Kakao Bank, the second internet-only bank in Korea, will officially open its service to the public next week.

“Kakao Bank will launch its service starting July 27,” the bank said in a press release Wednesday.

Kakao Bank obtained initial approval from the Financial Services Commission (FSC) in November 2015. The bank received final approval in April and has been testing its platform since May.

Kakao Bank’s introduction will stir up an industry already shaken by K bank, the first internet-only bank created through a consortium led by telecommunication provider KT.

Since its launch in April, K bank has acquired more than 400,000 subscribers. Total deposits at the bank exceeded 650 billion won ($578 million), and the bank issued more than 610 billion won in loans, far outpacing its pre-launch goals.

Some market watchers predict Kakao Bank’s impact may be even greater, given its connection to Korea’s most widely-used messenger app.
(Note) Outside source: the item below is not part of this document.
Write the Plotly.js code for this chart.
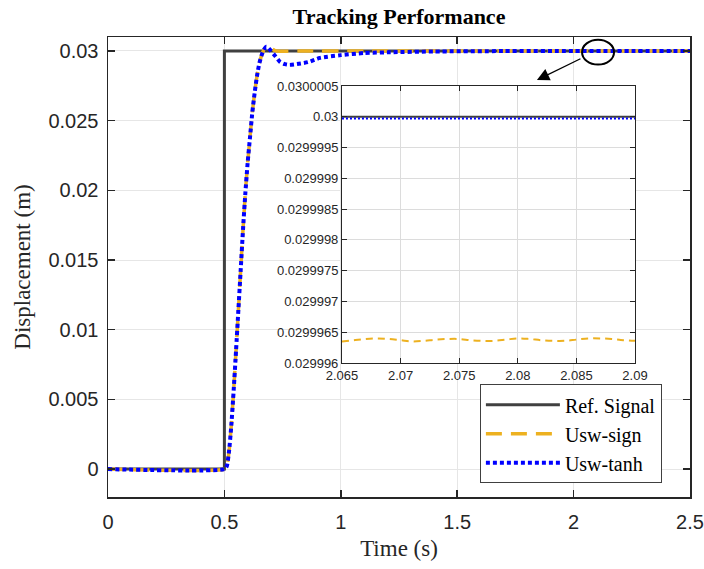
<!DOCTYPE html>
<html>
<head>
<meta charset="utf-8">
<script src="https://cdn.plot.ly/plotly-3.0.1.min.js"></script>
<style>html,body{margin:0;padding:0;background:#fff;}#chart{width:704px;height:569px;}</style>
</head>
<body>
<div id="chart"></div>
<script>
// ---- main response data ----
const refTime = [0, 0.5, 0.5, 2.5];
const refValue = [0, 0, 0.03, 0.03];

const respTime = [0, 0.5, 0.51, 0.52, 0.53, 0.54, 0.55, 0.56, 0.57, 0.58, 0.59, 0.60, 0.61, 0.62, 0.63, 0.64, 0.65, 0.66, 0.67, 0.68, 0.69, 0.70, 0.72, 0.74, 0.76, 0.78, 0.82, 0.86, 0.91, 1.0, 1.1, 1.2, 1.4, 1.7, 2.0, 2.5];
const tanhValue = [0, 0, 0.0002, 0.0013, 0.0032, 0.0057, 0.0085, 0.0114, 0.0143, 0.0172, 0.0198, 0.0220, 0.0238, 0.0256, 0.0270, 0.0282, 0.0291, 0.0297, 0.0301, 0.0303, 0.0302, 0.0300, 0.0296, 0.0292, 0.02905, 0.0290, 0.02908, 0.0292, 0.0295, 0.0297, 0.02985, 0.0299, 0.02996, 0.02999, 0.03, 0.03];
const signValue = [0, 0, 0.0002, 0.0013, 0.0032, 0.0057, 0.0085, 0.0114, 0.0143, 0.0172, 0.0198, 0.0220, 0.0238, 0.0256, 0.0270, 0.0282, 0.0291, 0.0297, 0.0301, 0.0303, 0.0303, 0.0302, 0.0300, 0.02998, 0.02998, 0.02999, 0.03, 0.03, 0.03, 0.03, 0.03, 0.03, 0.03, 0.03, 0.03, 0.03];

// ---- inset (zoomed) data ----
const insetTime = [2.065, 2.066, 2.067, 2.068, 2.069, 2.070, 2.071, 2.072, 2.073, 2.074, 2.075, 2.076, 2.077, 2.078, 2.079, 2.080, 2.081, 2.082, 2.083, 2.084, 2.085, 2.086, 2.087, 2.088, 2.089, 2.090];
const insetRef = [0.03, 0.03, 0.03, 0.03, 0.03, 0.03, 0.03, 0.03, 0.03, 0.03, 0.03, 0.03, 0.03, 0.03, 0.03, 0.03, 0.03, 0.03, 0.03, 0.03, 0.03, 0.03, 0.03, 0.03, 0.03, 0.03];
const insetTanh = [0.02999997, 0.02999997, 0.02999997, 0.02999997, 0.02999997, 0.02999997, 0.02999997, 0.02999997, 0.02999997, 0.02999997, 0.02999997, 0.02999997, 0.02999997, 0.02999997, 0.02999997, 0.02999997, 0.02999997, 0.02999997, 0.02999997, 0.02999997, 0.02999997, 0.02999997, 0.02999997, 0.02999997, 0.02999997, 0.02999997];
const insetSign = [0.02999635, 0.02999637, 0.02999639, 0.02999640, 0.02999639, 0.02999637, 0.02999635, 0.02999636, 0.02999638, 0.02999639, 0.02999639, 0.02999637, 0.02999636, 0.02999636, 0.02999638, 0.02999640, 0.02999639, 0.02999637, 0.02999636, 0.02999636, 0.02999638, 0.02999640, 0.02999640, 0.02999639, 0.02999637, 0.02999636];

// ---- tick labels ----
const mainXTicks = [0, 0.5, 1, 1.5, 2, 2.5];
const mainXText = ['0', '0.5', '1', '1.5', '2', '2.5'];
const mainYTicks = [0, 0.005, 0.01, 0.015, 0.02, 0.025, 0.03];
const mainYText = ['0', '0.005', '0.01', '0.015', '0.02', '0.025', '0.03'];
const insetXTicks = [2.065, 2.07, 2.075, 2.08, 2.085, 2.09];
const insetXText = ['2.065', '2.07', '2.075', '2.08', '2.085', '2.09'];
const insetYTicks = [0.029996, 0.0299965, 0.029997, 0.0299975, 0.029998, 0.0299985, 0.029999, 0.0299995, 0.03, 0.0300005];
const insetYText = ['0.029996', '0.0299965', '0.029997', '0.0299975', '0.029998', '0.0299985', '0.029999', '0.0299995', '0.03', '0.0300005'];

const seriesNames = ['Ref. Signal', 'Usw-sign', 'Usw-tanh'];
const colRef = '#404040', colSign = '#EDB120', colTanh = '#0000FF';

const traces = [
  {x: refTime, y: refValue, name: seriesNames[0], mode: 'lines', line: {color: colRef, width: 3}, xaxis: 'x', yaxis: 'y'},
  {x: respTime, y: signValue, name: seriesNames[1], mode: 'lines', line: {color: colSign, width: 3.5, dash: '16px,9px', shape: 'spline', smoothing: 0.6}, xaxis: 'x', yaxis: 'y'},
  {x: respTime, y: tanhValue, name: seriesNames[2], mode: 'lines', line: {color: colTanh, width: 4, dash: '4px,3px', shape: 'spline', smoothing: 0.6}, xaxis: 'x', yaxis: 'y'},
  {x: insetTime, y: insetRef, name: seriesNames[0], mode: 'lines', line: {color: colRef, width: 2}, xaxis: 'x2', yaxis: 'y2', showlegend: false},
  {x: insetTime, y: insetSign, name: seriesNames[1], mode: 'lines', line: {color: colSign, width: 2, dash: '7px,5px', shape: 'spline'}, xaxis: 'x2', yaxis: 'y2', showlegend: false},
  {x: insetTime, y: insetTanh, name: seriesNames[2], mode: 'lines', line: {color: colTanh, width: 2, dash: '2px,2px'}, xaxis: 'x2', yaxis: 'y2', showlegend: false}
];

const axisCol = '#262626', gridCol = '#e6e6e6';
const layout = {
  width: 704, height: 569,
  margin: {l: 108, r: 14, t: 37, b: 72},
  paper_bgcolor: '#ffffff', plot_bgcolor: '#ffffff',
  showlegend: true,
  title: {text: '<b>Tracking Performance</b>', font: {family: 'Liberation Serif', size: 22, color: '#000'}, xref: 'paper', x: 0.5, yref: 'container', y: 0.972, yanchor: 'middle'},
  xaxis: {
    range: [0, 2.5], tickvals: mainXTicks, ticktext: mainXText,
    ticks: 'inside', ticklen: 7, tickwidth: 1.5, tickcolor: axisCol,
    showline: true, linecolor: axisCol, linewidth: 1.5, mirror: 'ticks',
    showgrid: true, gridcolor: gridCol, gridwidth: 1, zeroline: false,
    tickfont: {family: 'Liberation Sans', size: 20, color: axisCol}, ticklabelstandoff: 6,
    title: {text: 'Time (s)', font: {family: 'Liberation Serif', size: 23, color: axisCol}, standoff: 8}
  },
  yaxis: {
    range: [-0.002, 0.031], tickvals: mainYTicks, ticktext: mainYText,
    ticks: 'inside', ticklen: 7, tickwidth: 1.5, tickcolor: axisCol,
    showline: true, linecolor: axisCol, linewidth: 1.5, mirror: 'ticks',
    showgrid: true, gridcolor: gridCol, gridwidth: 1, zeroline: false,
    tickfont: {family: 'Liberation Sans', size: 20, color: axisCol}, ticklabelstandoff: 4,
    title: {text: 'Displacement (m)', font: {family: 'Liberation Serif', size: 23, color: axisCol}, standoff: 11}
  },
  xaxis2: {
    domain: [0.402, 0.9055], anchor: 'y2',
    range: [2.065, 2.09], tickvals: insetXTicks, ticktext: insetXText,
    ticks: 'inside', ticklen: 5, tickwidth: 1, tickcolor: axisCol,
    showline: true, linecolor: axisCol, linewidth: 1, mirror: 'ticks',
    showgrid: true, gridcolor: '#dcdcdc', gridwidth: 1, zeroline: false,
    tickfont: {family: 'Liberation Sans', size: 13, color: axisCol}
  },
  yaxis2: {
    domain: [0.2913, 0.8935], anchor: 'x2',
    range: [0.029996, 0.0300005], tickvals: insetYTicks, ticktext: insetYText,
    ticks: 'inside', ticklen: 5, tickwidth: 1, tickcolor: axisCol,
    showline: true, linecolor: axisCol, linewidth: 1, mirror: 'ticks',
    showgrid: true, gridcolor: '#dcdcdc', gridwidth: 1, zeroline: false,
    tickfont: {family: 'Liberation Sans', size: 13, color: axisCol}
  },
  legend: {
    x: 0.639, y: 0.245, xanchor: 'left', yanchor: 'top',
    bgcolor: '#ffffff', bordercolor: '#404040', borderwidth: 1,
    font: {family: 'Liberation Serif', size: 20, color: '#000'},
    itemwidth: 74, tracegroupgap: 0
  },
  shapes: [
    {type: 'circle', xref: 'paper', yref: 'paper', x0: 0.8145, x1: 0.8695, y0: 0.94, y1: 0.994, line: {color: '#000', width: 2}}
  ],
  annotations: [
    {xref: 'paper', yref: 'paper', x: 0.737, y: 0.9065, ax: 45, ay: -22, text: '', showarrow: true, arrowhead: 2, arrowsize: 1.9, arrowwidth: 1.3, arrowcolor: '#000'}
  ]
};

Plotly.newPlot('chart', traces, layout, {staticPlot: true, displayModeBar: false});
</script>
</body>
</html>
“Kakao Bank will tout its strength such as low interest rates … and its link to KakaoTalk to bring in subscribers,” said Oh Dong-hwan, an analyst from Samsung Securities. “Considering K bank’s case, it will quickly acquire subscribers and deposits in the early stage, improving investor sentiment.”

Kakao Bank said Choi Jong-ku, the FSC chairman, will attend the opening ceremony slated for next Thursday. Choi expressed interest in internet-only banks during his hearing on Monday.

The current banking act separates banking and commerce, limiting non-financial companies such as Kakao or KT from holding more than a 10-percent share in a bank.

The concern is that Kakao and KT will not be able to provide direct support to Kakao Bank and K bank when they need to raise additional capital, which is deemed essential until the banks reach their break-even point.

Analysts predict it will take from three to four years for the banks to reach that point.

When asked about the ownership limits at the hearing, Choi said he wants to make an exception for internet-only banks given their potential to innovate and create jobs.

Choi called internet-only banks a “catalyst” to growth in the local banking sector.

His appointment as the head of the country’s financial regulator has raised speculation that Choi may try to authorize more internet-only banks while in office.